§ **Information given**
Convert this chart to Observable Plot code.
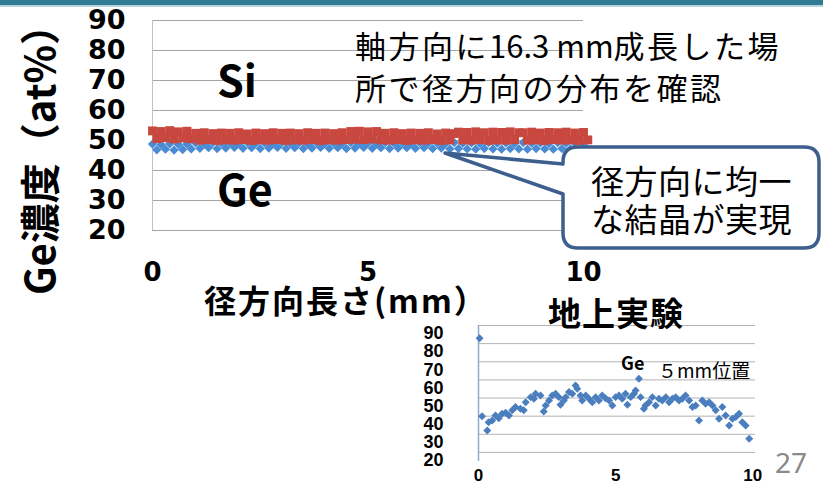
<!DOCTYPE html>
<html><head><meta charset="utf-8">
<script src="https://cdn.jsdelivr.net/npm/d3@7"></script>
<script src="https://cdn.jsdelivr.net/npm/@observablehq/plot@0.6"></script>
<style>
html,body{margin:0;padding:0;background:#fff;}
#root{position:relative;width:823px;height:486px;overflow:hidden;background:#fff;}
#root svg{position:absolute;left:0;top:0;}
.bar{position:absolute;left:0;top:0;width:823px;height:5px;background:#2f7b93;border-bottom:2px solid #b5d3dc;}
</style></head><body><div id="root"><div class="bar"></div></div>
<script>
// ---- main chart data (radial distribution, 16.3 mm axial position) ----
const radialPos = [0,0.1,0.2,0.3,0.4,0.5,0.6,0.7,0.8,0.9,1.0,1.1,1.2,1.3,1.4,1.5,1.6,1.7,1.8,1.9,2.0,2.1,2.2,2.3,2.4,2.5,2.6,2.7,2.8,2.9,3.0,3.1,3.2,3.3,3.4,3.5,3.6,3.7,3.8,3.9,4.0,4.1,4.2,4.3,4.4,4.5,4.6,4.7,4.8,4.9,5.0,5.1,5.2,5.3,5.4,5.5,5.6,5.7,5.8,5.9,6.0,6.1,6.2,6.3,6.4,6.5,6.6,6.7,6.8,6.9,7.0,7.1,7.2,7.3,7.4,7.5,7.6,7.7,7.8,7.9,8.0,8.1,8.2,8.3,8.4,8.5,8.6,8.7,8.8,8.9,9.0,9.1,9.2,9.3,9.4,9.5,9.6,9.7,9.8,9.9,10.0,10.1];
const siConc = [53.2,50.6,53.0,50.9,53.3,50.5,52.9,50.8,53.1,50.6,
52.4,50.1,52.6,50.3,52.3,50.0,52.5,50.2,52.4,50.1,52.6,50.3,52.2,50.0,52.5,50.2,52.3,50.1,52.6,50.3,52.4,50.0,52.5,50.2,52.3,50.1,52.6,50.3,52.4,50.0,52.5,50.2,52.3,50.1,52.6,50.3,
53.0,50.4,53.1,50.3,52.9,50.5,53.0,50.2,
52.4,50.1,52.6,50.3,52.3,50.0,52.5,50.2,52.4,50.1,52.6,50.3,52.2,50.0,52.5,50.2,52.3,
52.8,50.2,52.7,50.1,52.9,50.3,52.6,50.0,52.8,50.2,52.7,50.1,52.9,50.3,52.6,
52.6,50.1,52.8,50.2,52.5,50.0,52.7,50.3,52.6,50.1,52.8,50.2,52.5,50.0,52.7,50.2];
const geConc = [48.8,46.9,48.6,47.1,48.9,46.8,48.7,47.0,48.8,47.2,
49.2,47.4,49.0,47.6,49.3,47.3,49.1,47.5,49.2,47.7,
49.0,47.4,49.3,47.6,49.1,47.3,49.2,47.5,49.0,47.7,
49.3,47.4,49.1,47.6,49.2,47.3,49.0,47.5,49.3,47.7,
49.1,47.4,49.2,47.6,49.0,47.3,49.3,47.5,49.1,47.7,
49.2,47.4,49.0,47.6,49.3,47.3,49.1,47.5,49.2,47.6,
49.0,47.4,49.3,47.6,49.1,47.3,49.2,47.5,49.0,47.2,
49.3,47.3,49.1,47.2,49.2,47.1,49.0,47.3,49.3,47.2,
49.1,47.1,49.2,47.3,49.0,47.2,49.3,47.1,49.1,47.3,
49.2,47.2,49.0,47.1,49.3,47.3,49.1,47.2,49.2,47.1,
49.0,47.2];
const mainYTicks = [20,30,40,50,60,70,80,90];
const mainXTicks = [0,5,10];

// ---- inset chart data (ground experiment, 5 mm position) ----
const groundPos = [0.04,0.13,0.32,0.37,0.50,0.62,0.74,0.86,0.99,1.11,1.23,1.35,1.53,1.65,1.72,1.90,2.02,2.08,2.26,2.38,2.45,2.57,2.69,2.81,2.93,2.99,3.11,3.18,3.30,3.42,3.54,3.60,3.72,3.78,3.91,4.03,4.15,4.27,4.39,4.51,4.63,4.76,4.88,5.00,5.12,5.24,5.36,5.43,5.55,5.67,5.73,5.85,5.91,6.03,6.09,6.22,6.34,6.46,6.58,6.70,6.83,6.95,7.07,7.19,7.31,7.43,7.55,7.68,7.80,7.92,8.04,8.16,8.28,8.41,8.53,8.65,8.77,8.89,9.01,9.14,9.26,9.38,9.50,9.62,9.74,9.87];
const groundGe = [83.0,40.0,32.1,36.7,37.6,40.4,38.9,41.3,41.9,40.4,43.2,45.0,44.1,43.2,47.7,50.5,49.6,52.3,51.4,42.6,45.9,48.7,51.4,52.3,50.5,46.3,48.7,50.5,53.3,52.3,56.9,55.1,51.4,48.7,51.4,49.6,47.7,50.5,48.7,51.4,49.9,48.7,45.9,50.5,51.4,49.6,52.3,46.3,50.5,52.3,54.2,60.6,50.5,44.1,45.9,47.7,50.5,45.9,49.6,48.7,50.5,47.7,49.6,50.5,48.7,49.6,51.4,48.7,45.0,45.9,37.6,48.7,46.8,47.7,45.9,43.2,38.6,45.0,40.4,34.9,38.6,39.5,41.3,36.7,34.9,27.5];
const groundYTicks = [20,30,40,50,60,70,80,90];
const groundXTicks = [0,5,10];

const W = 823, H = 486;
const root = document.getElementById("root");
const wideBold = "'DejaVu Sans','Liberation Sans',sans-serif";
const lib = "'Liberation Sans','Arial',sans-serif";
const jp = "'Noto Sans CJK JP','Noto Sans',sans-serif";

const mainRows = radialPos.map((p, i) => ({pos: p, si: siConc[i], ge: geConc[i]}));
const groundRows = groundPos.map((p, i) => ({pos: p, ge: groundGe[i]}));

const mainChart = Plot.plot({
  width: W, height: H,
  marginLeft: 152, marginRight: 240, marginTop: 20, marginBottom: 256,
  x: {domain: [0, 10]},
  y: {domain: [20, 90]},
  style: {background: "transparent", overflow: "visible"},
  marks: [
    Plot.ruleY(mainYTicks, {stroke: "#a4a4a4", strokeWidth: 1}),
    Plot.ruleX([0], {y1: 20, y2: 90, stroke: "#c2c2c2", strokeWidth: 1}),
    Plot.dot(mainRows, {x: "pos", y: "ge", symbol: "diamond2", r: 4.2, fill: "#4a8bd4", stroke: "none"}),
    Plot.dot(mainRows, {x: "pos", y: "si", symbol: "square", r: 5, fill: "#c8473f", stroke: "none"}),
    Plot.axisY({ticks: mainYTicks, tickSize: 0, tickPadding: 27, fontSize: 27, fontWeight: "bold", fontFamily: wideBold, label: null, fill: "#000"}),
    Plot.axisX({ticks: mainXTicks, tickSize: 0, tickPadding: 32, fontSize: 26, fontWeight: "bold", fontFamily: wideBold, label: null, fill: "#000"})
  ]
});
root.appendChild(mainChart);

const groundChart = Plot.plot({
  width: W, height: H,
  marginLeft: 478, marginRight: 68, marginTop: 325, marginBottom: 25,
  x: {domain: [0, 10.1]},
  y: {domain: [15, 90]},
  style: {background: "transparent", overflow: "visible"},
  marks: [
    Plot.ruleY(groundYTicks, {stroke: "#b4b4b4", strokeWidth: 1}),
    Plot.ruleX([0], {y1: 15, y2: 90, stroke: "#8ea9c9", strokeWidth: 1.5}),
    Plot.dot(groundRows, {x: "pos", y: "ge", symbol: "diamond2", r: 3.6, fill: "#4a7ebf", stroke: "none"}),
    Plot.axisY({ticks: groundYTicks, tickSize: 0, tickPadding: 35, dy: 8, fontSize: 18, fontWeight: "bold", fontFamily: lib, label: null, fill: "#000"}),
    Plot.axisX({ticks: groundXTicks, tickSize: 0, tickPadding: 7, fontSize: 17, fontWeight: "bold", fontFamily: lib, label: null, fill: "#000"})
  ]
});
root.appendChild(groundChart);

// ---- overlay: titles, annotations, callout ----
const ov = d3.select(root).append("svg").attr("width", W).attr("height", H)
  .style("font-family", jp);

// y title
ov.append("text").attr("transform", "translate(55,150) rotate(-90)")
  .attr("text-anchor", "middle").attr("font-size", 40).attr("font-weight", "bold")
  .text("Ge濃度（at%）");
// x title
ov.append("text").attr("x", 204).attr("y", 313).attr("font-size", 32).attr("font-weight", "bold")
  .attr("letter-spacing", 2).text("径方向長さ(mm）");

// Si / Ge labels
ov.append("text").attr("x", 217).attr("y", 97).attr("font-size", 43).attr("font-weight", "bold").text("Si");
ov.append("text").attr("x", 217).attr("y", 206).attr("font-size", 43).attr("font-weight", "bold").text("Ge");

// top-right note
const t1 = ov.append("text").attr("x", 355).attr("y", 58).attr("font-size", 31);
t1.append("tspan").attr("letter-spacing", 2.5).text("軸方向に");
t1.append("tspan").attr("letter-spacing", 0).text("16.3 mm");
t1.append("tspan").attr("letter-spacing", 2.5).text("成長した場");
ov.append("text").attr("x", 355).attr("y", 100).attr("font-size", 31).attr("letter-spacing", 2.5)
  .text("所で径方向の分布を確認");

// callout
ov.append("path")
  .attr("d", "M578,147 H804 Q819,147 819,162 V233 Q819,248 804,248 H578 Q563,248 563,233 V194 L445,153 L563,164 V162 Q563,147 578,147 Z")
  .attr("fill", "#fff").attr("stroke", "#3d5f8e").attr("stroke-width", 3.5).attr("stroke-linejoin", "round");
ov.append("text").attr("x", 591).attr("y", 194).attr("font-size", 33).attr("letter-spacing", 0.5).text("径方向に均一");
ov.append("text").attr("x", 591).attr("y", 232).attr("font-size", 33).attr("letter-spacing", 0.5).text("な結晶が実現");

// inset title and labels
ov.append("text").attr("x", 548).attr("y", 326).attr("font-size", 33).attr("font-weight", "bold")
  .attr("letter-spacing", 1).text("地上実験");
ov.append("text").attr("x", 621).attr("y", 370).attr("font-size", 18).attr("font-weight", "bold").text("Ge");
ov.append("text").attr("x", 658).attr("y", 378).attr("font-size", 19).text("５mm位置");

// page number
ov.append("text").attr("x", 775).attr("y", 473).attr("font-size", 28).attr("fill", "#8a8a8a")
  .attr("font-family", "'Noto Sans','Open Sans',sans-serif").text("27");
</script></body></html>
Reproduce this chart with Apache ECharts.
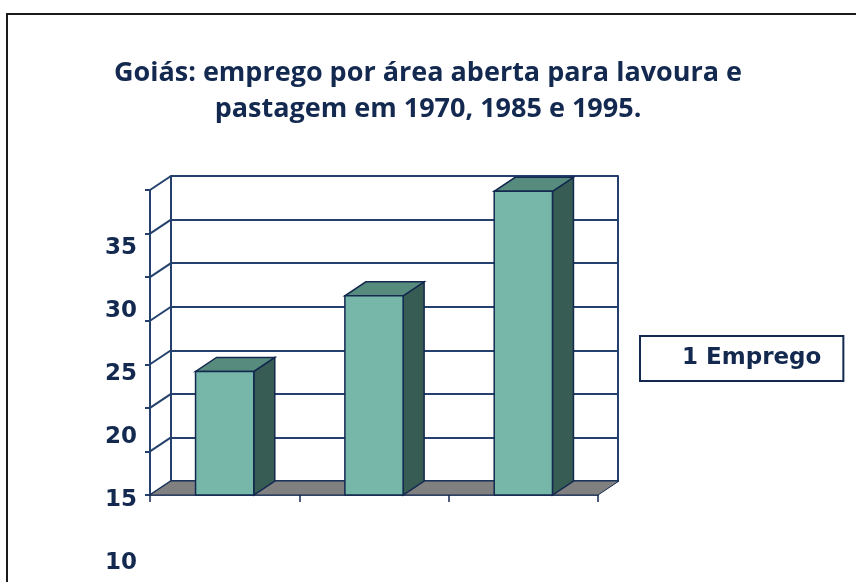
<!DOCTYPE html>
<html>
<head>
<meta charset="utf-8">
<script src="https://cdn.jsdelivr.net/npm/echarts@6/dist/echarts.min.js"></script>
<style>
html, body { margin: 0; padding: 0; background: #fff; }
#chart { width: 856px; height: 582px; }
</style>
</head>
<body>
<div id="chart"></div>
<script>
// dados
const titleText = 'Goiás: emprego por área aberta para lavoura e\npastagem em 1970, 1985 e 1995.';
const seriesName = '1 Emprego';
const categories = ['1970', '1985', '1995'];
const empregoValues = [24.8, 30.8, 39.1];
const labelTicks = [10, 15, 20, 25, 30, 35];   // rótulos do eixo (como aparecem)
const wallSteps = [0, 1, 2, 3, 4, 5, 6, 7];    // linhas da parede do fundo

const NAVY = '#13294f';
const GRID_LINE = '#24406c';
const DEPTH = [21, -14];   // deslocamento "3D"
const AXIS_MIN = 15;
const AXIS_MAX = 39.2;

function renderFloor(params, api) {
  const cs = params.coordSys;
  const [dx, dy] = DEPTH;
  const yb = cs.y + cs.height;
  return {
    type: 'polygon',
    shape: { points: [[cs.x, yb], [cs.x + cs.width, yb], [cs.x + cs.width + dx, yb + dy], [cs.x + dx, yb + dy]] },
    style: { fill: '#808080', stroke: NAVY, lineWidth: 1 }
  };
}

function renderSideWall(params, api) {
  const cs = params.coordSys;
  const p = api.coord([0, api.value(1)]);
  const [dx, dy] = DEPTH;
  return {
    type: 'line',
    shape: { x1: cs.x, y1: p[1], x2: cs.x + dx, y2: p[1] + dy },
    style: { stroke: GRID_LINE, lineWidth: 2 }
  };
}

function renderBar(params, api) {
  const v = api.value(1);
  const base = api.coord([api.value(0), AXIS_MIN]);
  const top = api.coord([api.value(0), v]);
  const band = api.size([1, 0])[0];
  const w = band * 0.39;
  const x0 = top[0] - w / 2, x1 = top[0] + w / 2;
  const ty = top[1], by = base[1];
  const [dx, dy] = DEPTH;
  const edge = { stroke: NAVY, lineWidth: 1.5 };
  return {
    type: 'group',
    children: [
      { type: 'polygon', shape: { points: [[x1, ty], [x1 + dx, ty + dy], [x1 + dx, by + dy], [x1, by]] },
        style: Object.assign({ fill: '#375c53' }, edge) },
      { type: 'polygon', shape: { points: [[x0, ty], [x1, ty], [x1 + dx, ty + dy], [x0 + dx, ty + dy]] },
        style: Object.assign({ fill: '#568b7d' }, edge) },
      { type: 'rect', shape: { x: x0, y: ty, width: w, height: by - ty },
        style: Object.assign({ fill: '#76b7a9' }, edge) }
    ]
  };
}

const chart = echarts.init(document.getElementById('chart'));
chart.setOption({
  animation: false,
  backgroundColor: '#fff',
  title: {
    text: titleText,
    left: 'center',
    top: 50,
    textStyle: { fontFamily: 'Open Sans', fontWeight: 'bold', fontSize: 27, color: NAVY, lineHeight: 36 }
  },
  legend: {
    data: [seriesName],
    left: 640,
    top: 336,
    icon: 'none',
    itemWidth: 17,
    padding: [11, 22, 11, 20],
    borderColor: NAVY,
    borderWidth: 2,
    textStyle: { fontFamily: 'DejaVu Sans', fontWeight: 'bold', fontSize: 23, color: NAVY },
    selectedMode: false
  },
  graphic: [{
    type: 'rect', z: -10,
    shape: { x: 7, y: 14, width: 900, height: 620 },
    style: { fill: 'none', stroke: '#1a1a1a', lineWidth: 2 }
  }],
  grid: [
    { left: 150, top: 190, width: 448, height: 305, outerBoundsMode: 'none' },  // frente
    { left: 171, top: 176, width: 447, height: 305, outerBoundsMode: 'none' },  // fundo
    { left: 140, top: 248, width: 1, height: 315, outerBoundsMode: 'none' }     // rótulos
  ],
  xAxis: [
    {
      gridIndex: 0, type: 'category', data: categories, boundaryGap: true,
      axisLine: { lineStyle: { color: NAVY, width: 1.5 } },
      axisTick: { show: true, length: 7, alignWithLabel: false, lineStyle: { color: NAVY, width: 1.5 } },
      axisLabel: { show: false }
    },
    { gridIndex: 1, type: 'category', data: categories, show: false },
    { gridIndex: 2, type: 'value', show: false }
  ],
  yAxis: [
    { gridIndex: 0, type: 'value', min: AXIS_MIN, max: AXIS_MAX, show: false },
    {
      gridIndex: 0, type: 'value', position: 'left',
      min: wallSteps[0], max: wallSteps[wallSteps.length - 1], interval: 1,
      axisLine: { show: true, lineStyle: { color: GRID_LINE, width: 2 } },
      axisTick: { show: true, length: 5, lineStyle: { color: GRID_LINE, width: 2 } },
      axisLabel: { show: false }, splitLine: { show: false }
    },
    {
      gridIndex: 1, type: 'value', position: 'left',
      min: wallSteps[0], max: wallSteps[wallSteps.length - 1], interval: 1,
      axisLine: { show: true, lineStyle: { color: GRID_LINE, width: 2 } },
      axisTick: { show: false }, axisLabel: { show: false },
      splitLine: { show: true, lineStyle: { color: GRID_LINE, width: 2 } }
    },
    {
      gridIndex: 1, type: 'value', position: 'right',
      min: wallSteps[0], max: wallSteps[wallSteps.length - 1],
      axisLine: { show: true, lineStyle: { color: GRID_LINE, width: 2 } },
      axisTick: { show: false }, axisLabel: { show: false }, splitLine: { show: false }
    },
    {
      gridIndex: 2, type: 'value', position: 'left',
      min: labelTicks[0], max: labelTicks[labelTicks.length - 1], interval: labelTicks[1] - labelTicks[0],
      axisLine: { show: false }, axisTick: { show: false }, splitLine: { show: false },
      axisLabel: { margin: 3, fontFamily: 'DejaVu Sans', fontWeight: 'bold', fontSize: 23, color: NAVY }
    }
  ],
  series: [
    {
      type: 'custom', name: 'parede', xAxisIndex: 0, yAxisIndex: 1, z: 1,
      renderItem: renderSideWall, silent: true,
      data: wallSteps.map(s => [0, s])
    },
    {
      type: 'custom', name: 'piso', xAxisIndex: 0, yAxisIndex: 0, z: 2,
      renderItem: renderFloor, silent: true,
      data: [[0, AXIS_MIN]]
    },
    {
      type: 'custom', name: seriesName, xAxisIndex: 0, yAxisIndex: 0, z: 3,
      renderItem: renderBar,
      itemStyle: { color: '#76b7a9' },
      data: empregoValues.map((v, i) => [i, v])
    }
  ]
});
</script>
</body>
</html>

§ **Direction**
Which lines in the records above contain the string "this"? Copy each one.

§ **Final result**
Convert this chart to Observable Plot code.
Reproduce this chart with Apache ECharts.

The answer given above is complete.